C'est évidemment un coup au moral pour les voyageurs réguliers de la ligne... Laurent Wauquiez, président LR de la Région Auvergne-Rhône-Alpes, parle même d'une « humiliation ».

« Cette annonce de retard sonne comme une humiliation de plus faite aux Auvergnats. Une fois encore, la SNCF et l'Etat sont incapables de tenir leurs engagements. Il faudra maintenant attendre trois années avant de voir circuler sur nos lignes des trains dignes de ce nom. Nous ne pouvons pas nous satisfaire d'explications qui conduisent à reléguer les usagers de l'Auvergne à des passagers de troisième classe », s'insurge l'élu dans un communiqué.

Les usagers, eux, craignent le pire... mais ne sont pas vraiment surpris.
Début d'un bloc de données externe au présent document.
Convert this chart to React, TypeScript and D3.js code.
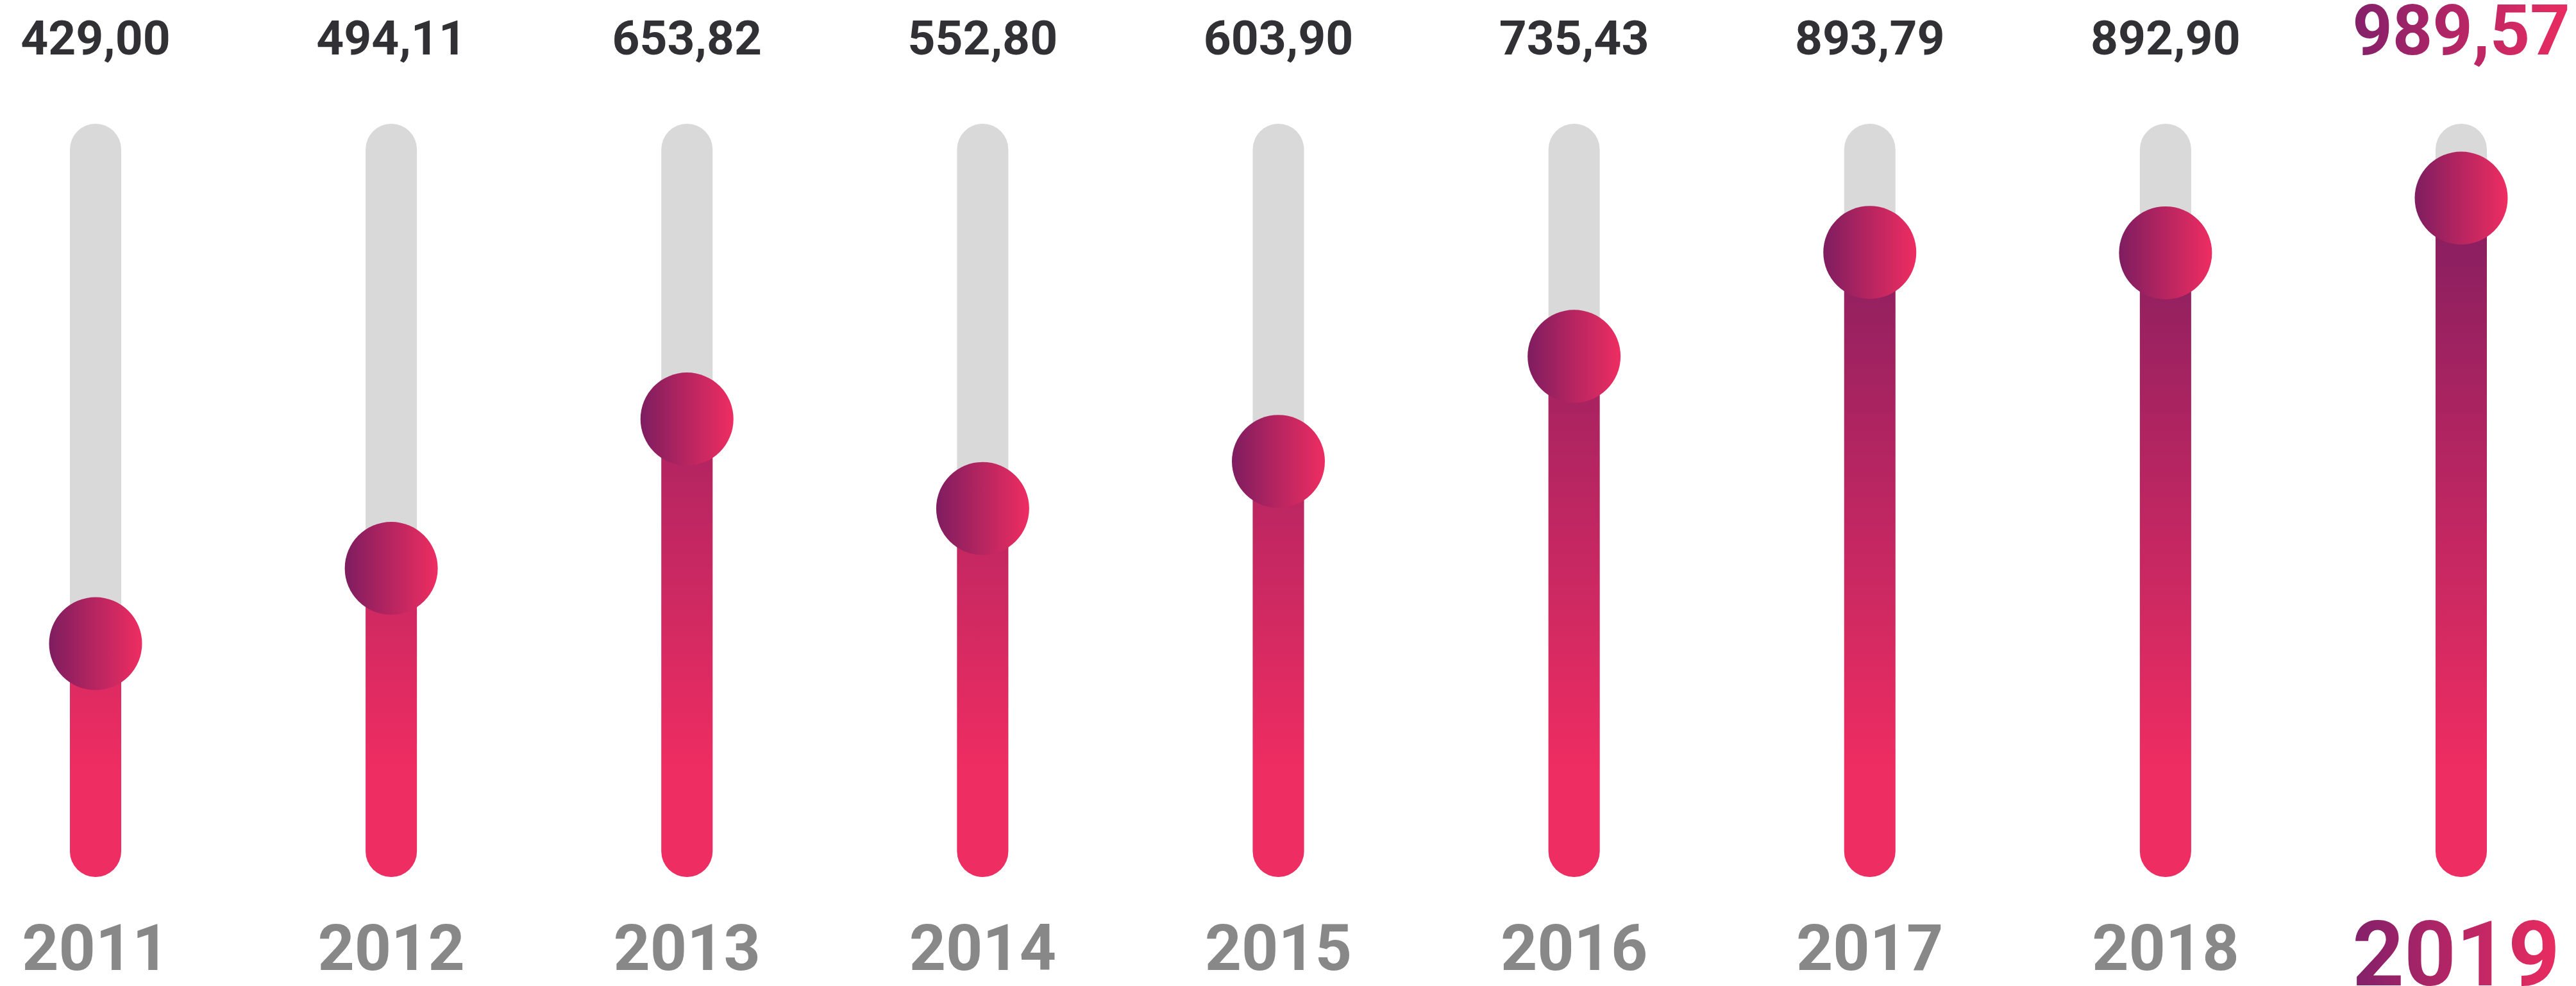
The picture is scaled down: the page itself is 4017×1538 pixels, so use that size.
import React from "react";
import * as d3 from "d3";

const years = ["2011", "2012", "2013", "2014", "2015", "2016", "2017", "2018", "2019"];
const values = [429.0, 494.11, 653.82, 552.8, 603.9, 735.43, 893.79, 892.9, 989.57];
const valueLabels = ["429,00", "494,11", "653,82", "552,80", "603,90", "735,43", "893,79", "892,90", "989,57"];
const highlightYear = "2019";

const W = 4017;
const H = 1538;
const TRACK_TOP = 193;
const TRACK_BOTTOM = 1368;
const BAR_W = 80;
const R = 72.5;

export default function App() {
  const x = d3.scalePoint<string>().domain(years).range([149, 3838]).padding(0);
  const y = d3.scaleLog().domain([429, 989.57]).range([1004, 309]);

  return (
    <div style={{ position: "fixed", left: 0, top: 0 }}>
      <svg width={W} height={H} viewBox={`0 0 ${W} ${H}`} style={{ display: "block" }}>
        <defs>
          <linearGradient id="barGrad" gradientUnits="userSpaceOnUse" x1="0" y1="300" x2="0" y2="1200">
            <stop offset="0" stopColor="#821E60" />
            <stop offset="1" stopColor="#EE2D62" />
          </linearGradient>
          <linearGradient id="dotGrad" x1="0" y1="0" x2="1" y2="0">
            <stop offset="0" stopColor="#7E1D60" />
            <stop offset="0.5" stopColor="#B72560" />
            <stop offset="1" stopColor="#EE2D62" />
          </linearGradient>
          <linearGradient id="textGrad" x1="0" y1="0" x2="1" y2="0">
            <stop offset="0" stopColor="#82206A" />
            <stop offset="1" stopColor="#EA2C60" />
          </linearGradient>
        </defs>
        <rect x={0} y={0} width={W} height={H} fill="#ffffff" />
        {years.map((yr, i) => {
          const cx = x(yr) as number;
          const cy = y(values[i]);
          const hl = yr === highlightYear;
          return (
            <g key={yr}>
              <rect
                x={cx - BAR_W / 2}
                y={TRACK_TOP}
                width={BAR_W}
                height={TRACK_BOTTOM - TRACK_TOP}
                rx={BAR_W / 2}
                ry={BAR_W / 2}
                fill="#D9D9D9"
              />
              <rect
                x={cx - BAR_W / 2}
                y={cy}
                width={BAR_W}
                height={TRACK_BOTTOM - cy}
                rx={BAR_W / 2}
                ry={BAR_W / 2}
                fill="url(#barGrad)"
              />
              <circle cx={cx} cy={cy} r={R} fill="url(#dotGrad)" />
              <text
                x={cx}
                y={85}
                textAnchor="middle"
                fontFamily="Roboto, 'Noto Sans', sans-serif"
                fontWeight={700}
                fontSize={hl ? 109 : 75}
                fill={hl ? "url(#textGrad)" : "#303035"}
              >
                {valueLabels[i]}
              </text>
              <text
                x={hl ? cx - 8 : cx}
                y={hl ? 1537 : 1513}
                textAnchor="middle"
                fontFamily="Roboto, 'Noto Sans', sans-serif"
                fontWeight={700}
                fontSize={hl ? 141 : 100}
                fill={hl ? "url(#textGrad)" : "#888888"}
              >
                {yr}
              </text>
            </g>
          );
        })}
      </svg>
    </div>
  );
}
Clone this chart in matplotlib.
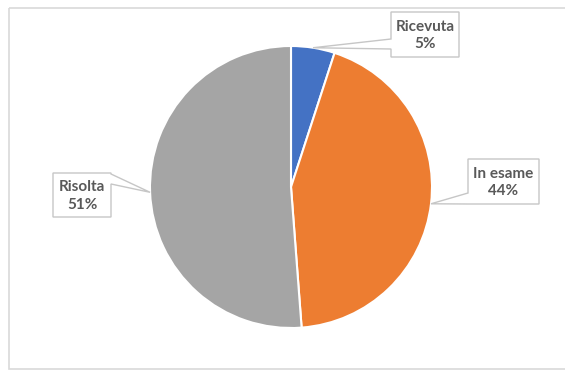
import numpy as np
import matplotlib
matplotlib.use("Agg")
import matplotlib.pyplot as plt
from matplotlib.patches import Polygon, Rectangle

# data
labels = ["Ricevuta", "In esame", "Risolta"]
shares = [5.0, 43.8, 51.2]
colors = ["#4472C4", "#ED7D31", "#A5A5A5"]

# layout (pixel coords, y down)
W, H = 565, 370
CENTER = (291, 187)
RADIUS = 141
# label boxes: (x0, x1, y0, y1), side the pointer leaves from, pointer base (ya, yb)
boxes = [
    ((391, 459, 12, 57), "left", (39, 49)),
    ((468, 539, 159, 204), "left", (193, 204)),
    ((53, 111, 173, 217), "right", (174, 184)),
]

fig = plt.figure(figsize=(W / 100, H / 100), dpi=100)
ax = fig.add_axes([0, 0, 1, 1])

# y axis inverted -> counterclock=True draws clockwise on screen
wedges, _ = ax.pie(shares, colors=colors, startangle=-90, counterclock=True,
                   center=CENTER, radius=RADIUS,
                   wedgeprops=dict(edgecolor="white", linewidth=1.5))
ax.set_xlim(0, W)
ax.set_ylim(H, 0)
ax.set_aspect("equal")
ax.axis("off")

# chart area border
ax.add_patch(Rectangle((8.5, 7.5), W, 361.5, fill=False, edgecolor="#d9d9d9",
                       linewidth=1.2, zorder=0))

for w, lab, val, (box, side, base) in zip(wedges, labels, shares, boxes):
    ang = np.deg2rad((w.theta1 + w.theta2) / 2)
    tip = (CENTER[0] + RADIUS * np.cos(ang), CENTER[1] + RADIUS * np.sin(ang))
    x0, x1, y0, y1 = box
    if side == "left":
        verts = [(x0, y0), (x1, y0), (x1, y1), (x0, y1),
                 (x0, base[1]), tip, (x0, base[0])]
    else:
        verts = [(x0, y0), (x1, y0), (x1, base[0]), tip,
                 (x1, base[1]), (x1, y1), (x0, y1)]
    ax.add_patch(Polygon(verts, closed=True, facecolor="white",
                         edgecolor="#c6c6c6", linewidth=1, zorder=3))
    ax.text((x0 + x1) / 2, (y0 + y1) / 2 + 1, f"{lab}\n{val:.0f}%",
            ha="center", va="center", fontsize=11, fontweight="bold",
            family="Lato", color="#595959", linespacing=1.3, zorder=4)

fig.savefig("out.png", dpi=100)
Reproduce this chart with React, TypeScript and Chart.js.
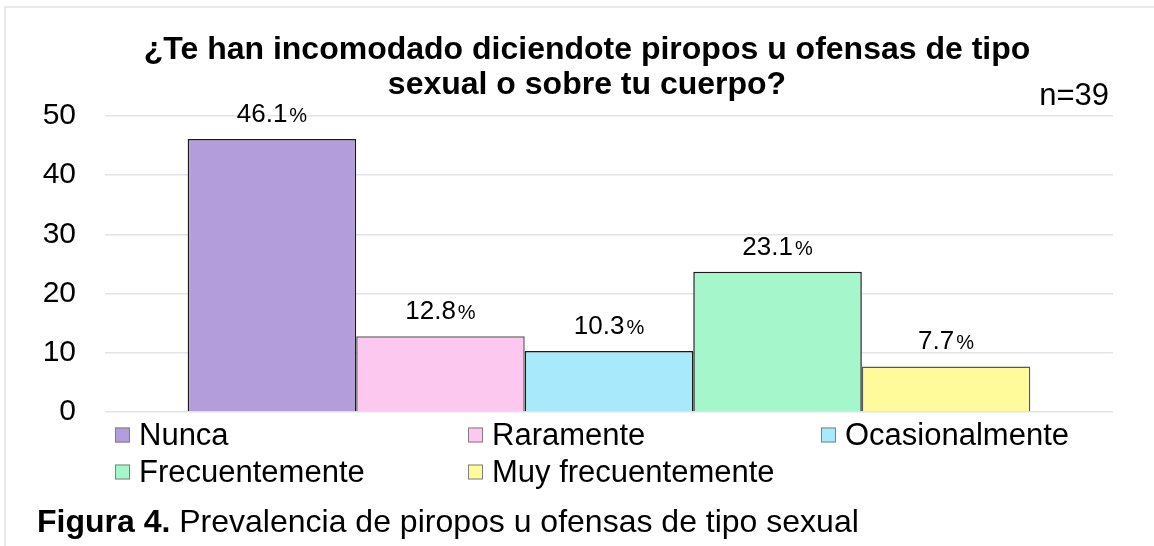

« On le sentait arriver. Mais ce nouveau retard nous assomme. Le plan d'urgence fait ses preuves pour le moment. La locomotive de secours a notamment été utilisée la semaine dernière, réduisant le retard du train tombé en panne. Mais est-ce que cela va tenir sur la durée ? », se questionne la porte-parole du Collectif des usagers de la ligne Clermont-Paris, Stéphanie Picard.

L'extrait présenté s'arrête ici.